“Both city and state governments must extend their efforts beyond the final budget deal, recognizing that tenants’ well-being is intertwined with the physical and financial stability of their homes and addressing root causes rather than assigning blame.”

Adi Talwar

Homes in Queens’ Addisleigh Park neighborhood.

State lawmakers are nearing a historic deal to boost affordable housing production and to enact tenant protections against unfair rent hikes and eviction without “good cause.” While the exact details of the deal remain unclear, it’s evident that both sides are making concessions.

However, to ensure community stability, both city and state governments must extend their efforts beyond the final budget deal, recognizing that tenants’ well-being is intertwined with the physical and financial stability of their homes and addressing root causes rather than assigning blame.  

Even before State budget negotiations heated up, landlords were making the case for rent hikes in New York City’s rent-regulated units. In March, the Rent Guidelines Board (RGB), which sets increases for rent-stabilized apartments, issued an annual report showing landlord operating costs were rising while revenue was declining. As tenant organizers, we worried the report had all but sealed tenants’ fates: there would be another year of rent increases to cover these growing costs.

Working at an organization that both organizes tenants and manages affordable housing, I’ve witnessed the rising costs of labor, utilities, and insurance. However, relying on tenants—whose wages haven’t kept pace with inflation and who are already rent burdened—to foot the bill absolves government of its fundamental responsibilities to address the need to broaden rental assistance, improve wages, and address factors impacting higher costs.

Take, for example, the escalating costs of insurance. A recent New York Housing Conference analysis found systemic issues within the affordable housing insurance industry, including widespread discrimination against affordable housing operators, as well as the twin challenges of increasing costs and decreasing coverage.

Instead of accepting these disparities as inevitable, the state must intervene to investigate and address the factors driving these cost hikes. Additionally, the governor must make good on her promise to ban discrimination by insurance companies based on income source and income level of residents.

As the state nears a significant deal to preserve and create new affordable housing, landlords are pushing for changes that could impose additional costs on tenants. One concession being discussed in Albany is raising the $15,000 cap for individual apartment improvements (IAIs), established in landmark legislation passed in 2019.

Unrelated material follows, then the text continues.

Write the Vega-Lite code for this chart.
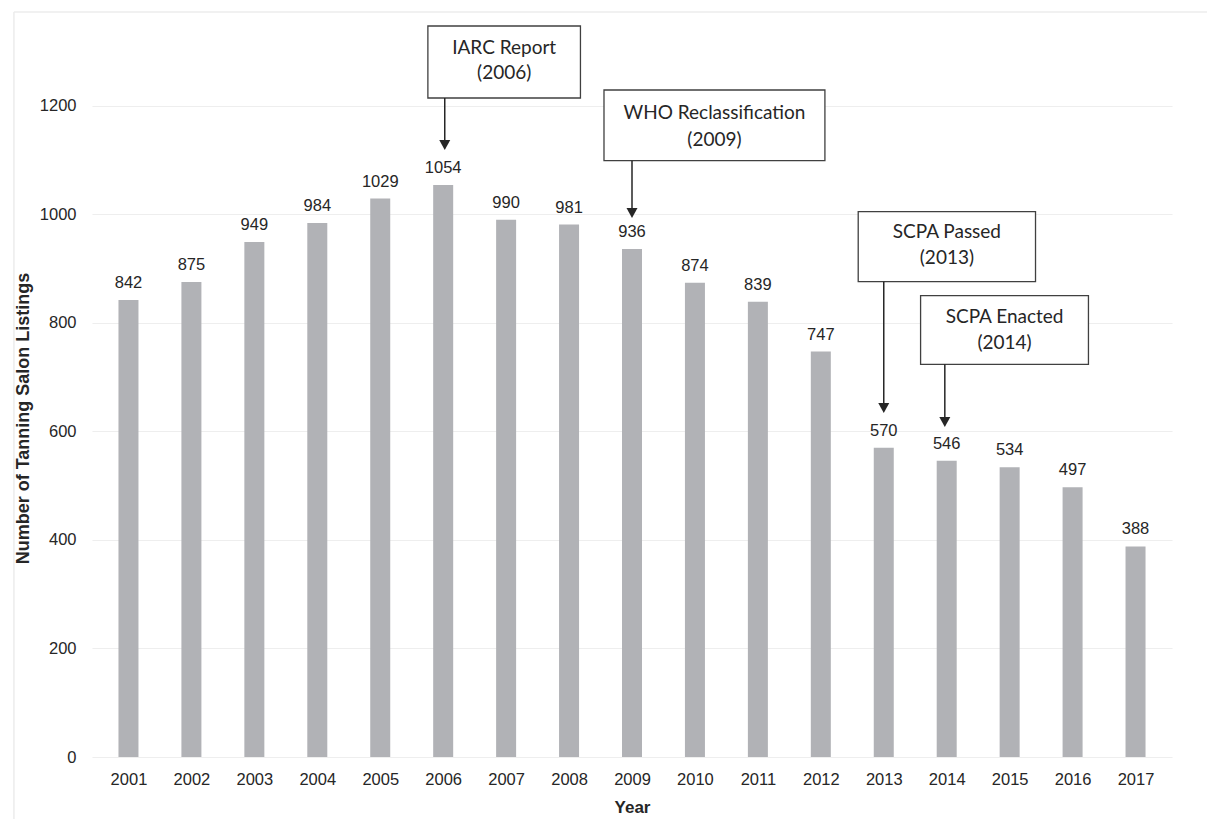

The cap was a major victory against the construction harassment and excessive rent hikes that IAIs historically created, but it has also led to a disincentive for landlords to make necessary improvements, or worse, led some to “warehouse” vacant rent-stabilized apartments rather than make investments they weren’t confident they could recoup.

However, it’s unclear what the most effective intervention is. In 2023, the NYC Department of Housing Preservation & Development (HPD) launched Unlocking Doors, a capital investment pilot that offered landlords with distressed, vacant rent-stabilized units up to $25,000 for repairs. However, at a City Council hearing in March, HPD reported that only one landlord had applied to the pilot.

Some advocates argue the program’s uptake has been low as landlords continue to warehouse units to bolster their case for rolling back the 2019 rent reforms. However, if the city is serious about addressing these capital needs, it should be increasing the support it offers through Unlocking Doors, as Councilmember Pierina Sanchez suggested during the March hearing.

Another concession on the negotiating table in Albany is a modified version of the “good cause” eviction legislation that tenant advocates have been fighting for since 2019. Some leaked reports indicate that the governor is seeking exemptions based on the size of a landlord’s portfolio, which poses a challenge for tenants who have no way of knowing the extent of their landlord’s holdings, in part because landlords use different limited liability companies (LLCs).

Last session, Albany legislators passed the LLC Transparency Act, designed to help tenants, and organizers like us, identify the “beneficial owners” of any LLC through a public database. However, in December, the governor signed the act into law with an amendment restricting access to the database to law enforcement, government agencies, or through a court order.

While tenants shouldn’t bear the responsibility of determining whether their landlord is exempt from providing good cause protections, restoring the original version of the LLC Transparency Act will be essential if the governor is serious about enacting the proposed exemptions to good cause.

As legislators work to finalize a deal, it’s imperative to remember that addressing the housing crisis extends beyond Albany’s chambers. It requires collective action across all levels and branches of government to ensure tenants and our communities are not left bearing the burdens of decades of deferred leadership on housing.

Now is the time for a coordinated, comprehensive approach to build and preserve affordable housing at scale and to keep tenants living in their homes and with dignity. 

Sarah Batchu is the director of programs at Fifth Avenue Committee, a 46-year-old comprehensive community development corporation whose mission is to advance economic, social, and racial justice in New York City.